<<<<

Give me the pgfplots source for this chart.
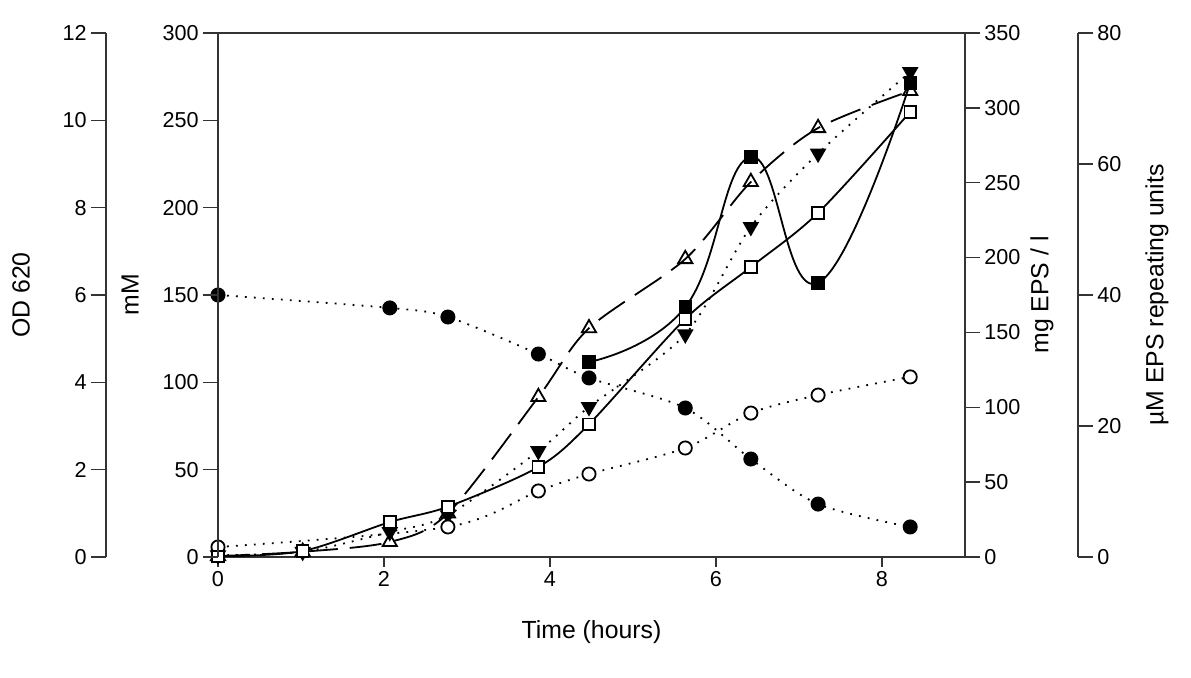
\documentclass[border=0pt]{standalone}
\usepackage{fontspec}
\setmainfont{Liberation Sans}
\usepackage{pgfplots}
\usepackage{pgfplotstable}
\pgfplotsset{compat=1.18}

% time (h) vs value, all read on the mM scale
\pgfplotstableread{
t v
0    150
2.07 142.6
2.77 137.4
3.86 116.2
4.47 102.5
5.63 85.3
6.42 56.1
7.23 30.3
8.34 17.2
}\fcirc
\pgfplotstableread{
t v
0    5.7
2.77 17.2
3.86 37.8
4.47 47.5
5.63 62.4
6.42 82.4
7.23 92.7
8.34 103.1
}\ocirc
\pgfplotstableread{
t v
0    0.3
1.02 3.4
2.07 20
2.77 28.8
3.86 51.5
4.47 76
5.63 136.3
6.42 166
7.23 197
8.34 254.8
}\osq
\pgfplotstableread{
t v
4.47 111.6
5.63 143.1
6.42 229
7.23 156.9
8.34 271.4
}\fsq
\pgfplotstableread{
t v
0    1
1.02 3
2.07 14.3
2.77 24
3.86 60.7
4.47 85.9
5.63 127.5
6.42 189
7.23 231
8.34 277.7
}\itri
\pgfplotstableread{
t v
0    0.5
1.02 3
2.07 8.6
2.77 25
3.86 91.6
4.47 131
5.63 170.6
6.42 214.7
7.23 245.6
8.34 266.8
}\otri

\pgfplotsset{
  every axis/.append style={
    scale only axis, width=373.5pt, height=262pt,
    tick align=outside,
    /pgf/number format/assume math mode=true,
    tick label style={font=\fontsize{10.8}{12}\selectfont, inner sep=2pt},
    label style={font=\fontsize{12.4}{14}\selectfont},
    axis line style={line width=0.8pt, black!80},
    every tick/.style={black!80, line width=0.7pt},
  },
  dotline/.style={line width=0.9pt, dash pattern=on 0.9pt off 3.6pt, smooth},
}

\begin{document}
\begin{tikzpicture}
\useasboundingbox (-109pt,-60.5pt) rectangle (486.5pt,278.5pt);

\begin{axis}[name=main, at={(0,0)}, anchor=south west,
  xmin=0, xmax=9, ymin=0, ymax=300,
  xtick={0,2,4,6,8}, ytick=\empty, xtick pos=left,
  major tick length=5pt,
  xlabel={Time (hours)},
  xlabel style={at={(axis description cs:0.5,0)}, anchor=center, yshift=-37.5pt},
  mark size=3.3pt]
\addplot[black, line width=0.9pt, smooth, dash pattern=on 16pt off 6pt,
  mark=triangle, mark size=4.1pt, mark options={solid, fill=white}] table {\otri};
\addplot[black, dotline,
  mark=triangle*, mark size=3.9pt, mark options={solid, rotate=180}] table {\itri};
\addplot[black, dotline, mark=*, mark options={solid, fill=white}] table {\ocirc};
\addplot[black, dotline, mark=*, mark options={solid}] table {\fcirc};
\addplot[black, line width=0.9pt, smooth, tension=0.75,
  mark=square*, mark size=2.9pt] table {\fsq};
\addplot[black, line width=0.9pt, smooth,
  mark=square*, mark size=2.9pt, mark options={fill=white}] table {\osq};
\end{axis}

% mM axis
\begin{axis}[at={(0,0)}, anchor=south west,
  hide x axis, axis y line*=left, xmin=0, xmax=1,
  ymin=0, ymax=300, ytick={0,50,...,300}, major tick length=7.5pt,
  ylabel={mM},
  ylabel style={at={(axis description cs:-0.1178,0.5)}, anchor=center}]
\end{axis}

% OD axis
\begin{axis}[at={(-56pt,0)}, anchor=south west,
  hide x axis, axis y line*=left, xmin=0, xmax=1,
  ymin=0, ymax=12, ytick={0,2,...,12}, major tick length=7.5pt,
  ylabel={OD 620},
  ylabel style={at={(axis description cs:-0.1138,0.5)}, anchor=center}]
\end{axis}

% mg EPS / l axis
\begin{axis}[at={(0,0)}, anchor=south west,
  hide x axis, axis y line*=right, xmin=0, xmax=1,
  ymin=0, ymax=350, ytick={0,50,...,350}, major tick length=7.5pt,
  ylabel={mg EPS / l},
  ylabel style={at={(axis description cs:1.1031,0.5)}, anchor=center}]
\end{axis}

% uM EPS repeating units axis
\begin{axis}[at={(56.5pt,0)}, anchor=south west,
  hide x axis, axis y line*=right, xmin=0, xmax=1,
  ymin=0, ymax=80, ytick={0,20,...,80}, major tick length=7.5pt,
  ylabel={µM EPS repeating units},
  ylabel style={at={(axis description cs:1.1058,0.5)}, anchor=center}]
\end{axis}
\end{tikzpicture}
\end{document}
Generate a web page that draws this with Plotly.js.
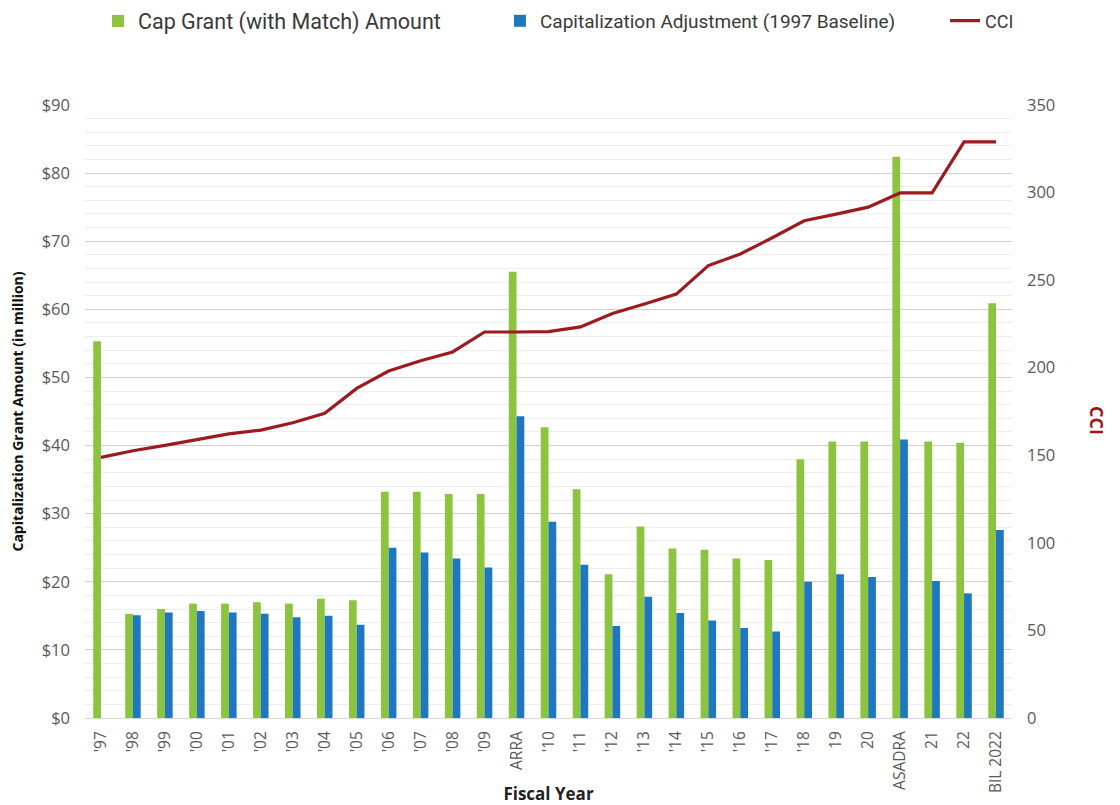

>>>>

PROBLEM DETAILS
Quote each line of the listing exactly, but leave the pictures out.

FINAL RESULT
Give me the pgfplots source for this chart.
\documentclass[border=0pt]{standalone}
\usepackage{fontspec}
\setmainfont{Liberation Sans}
\usepackage{pgfplots}
\usepackage{pgfplotstable}
\pgfplotsset{compat=1.18}

% time (h) vs value, all read on the mM scale
\pgfplotstableread{
t v
0    150
2.07 142.6
2.77 137.4
3.86 116.2
4.47 102.5
5.63 85.3
6.42 56.1
7.23 30.3
8.34 17.2
}\fcirc
\pgfplotstableread{
t v
0    5.7
2.77 17.2
3.86 37.8
4.47 47.5
5.63 62.4
6.42 82.4
7.23 92.7
8.34 103.1
}\ocirc
\pgfplotstableread{
t v
0    0.3
1.02 3.4
2.07 20
2.77 28.8
3.86 51.5
4.47 76
5.63 136.3
6.42 166
7.23 197
8.34 254.8
}\osq
\pgfplotstableread{
t v
4.47 111.6
5.63 143.1
6.42 229
7.23 156.9
8.34 271.4
}\fsq
\pgfplotstableread{
t v
0    1
1.02 3
2.07 14.3
2.77 24
3.86 60.7
4.47 85.9
5.63 127.5
6.42 189
7.23 231
8.34 277.7
}\itri
\pgfplotstableread{
t v
0    0.5
1.02 3
2.07 8.6
2.77 25
3.86 91.6
4.47 131
5.63 170.6
6.42 214.7
7.23 245.6
8.34 266.8
}\otri

\pgfplotsset{
  every axis/.append style={
    scale only axis, width=373.5pt, height=262pt,
    tick align=outside,
    /pgf/number format/assume math mode=true,
    tick label style={font=\fontsize{10.8}{12}\selectfont, inner sep=2pt},
    label style={font=\fontsize{12.4}{14}\selectfont},
    axis line style={line width=0.8pt, black!80},
    every tick/.style={black!80, line width=0.7pt},
  },
  dotline/.style={line width=0.9pt, dash pattern=on 0.9pt off 3.6pt, smooth},
}

\begin{document}
\begin{tikzpicture}
\useasboundingbox (-109pt,-60.5pt) rectangle (486.5pt,278.5pt);

\begin{axis}[name=main, at={(0,0)}, anchor=south west,
  xmin=0, xmax=9, ymin=0, ymax=300,
  xtick={0,2,4,6,8}, ytick=\empty, xtick pos=left,
  major tick length=5pt,
  xlabel={Time (hours)},
  xlabel style={at={(axis description cs:0.5,0)}, anchor=center, yshift=-37.5pt},
  mark size=3.3pt]
\addplot[black, line width=0.9pt, smooth, dash pattern=on 16pt off 6pt,
  mark=triangle, mark size=4.1pt, mark options={solid, fill=white}] table {\otri};
\addplot[black, dotline,
  mark=triangle*, mark size=3.9pt, mark options={solid, rotate=180}] table {\itri};
\addplot[black, dotline, mark=*, mark options={solid, fill=white}] table {\ocirc};
\addplot[black, dotline, mark=*, mark options={solid}] table {\fcirc};
\addplot[black, line width=0.9pt, smooth, tension=0.75,
  mark=square*, mark size=2.9pt] table {\fsq};
\addplot[black, line width=0.9pt, smooth,
  mark=square*, mark size=2.9pt, mark options={fill=white}] table {\osq};
\end{axis}

% mM axis
\begin{axis}[at={(0,0)}, anchor=south west,
  hide x axis, axis y line*=left, xmin=0, xmax=1,
  ymin=0, ymax=300, ytick={0,50,...,300}, major tick length=7.5pt,
  ylabel={mM},
  ylabel style={at={(axis description cs:-0.1178,0.5)}, anchor=center}]
\end{axis}

% OD axis
\begin{axis}[at={(-56pt,0)}, anchor=south west,
  hide x axis, axis y line*=left, xmin=0, xmax=1,
  ymin=0, ymax=12, ytick={0,2,...,12}, major tick length=7.5pt,
  ylabel={OD 620},
  ylabel style={at={(axis description cs:-0.1138,0.5)}, anchor=center}]
\end{axis}

% mg EPS / l axis
\begin{axis}[at={(0,0)}, anchor=south west,
  hide x axis, axis y line*=right, xmin=0, xmax=1,
  ymin=0, ymax=350, ytick={0,50,...,350}, major tick length=7.5pt,
  ylabel={mg EPS / l},
  ylabel style={at={(axis description cs:1.1031,0.5)}, anchor=center}]
\end{axis}

% uM EPS repeating units axis
\begin{axis}[at={(56.5pt,0)}, anchor=south west,
  hide x axis, axis y line*=right, xmin=0, xmax=1,
  ymin=0, ymax=80, ytick={0,20,...,80}, major tick length=7.5pt,
  ylabel={µM EPS repeating units},
  ylabel style={at={(axis description cs:1.1058,0.5)}, anchor=center}]
\end{axis}
\end{tikzpicture}
\end{document}
Generate a web page that draws this with Plotly.js.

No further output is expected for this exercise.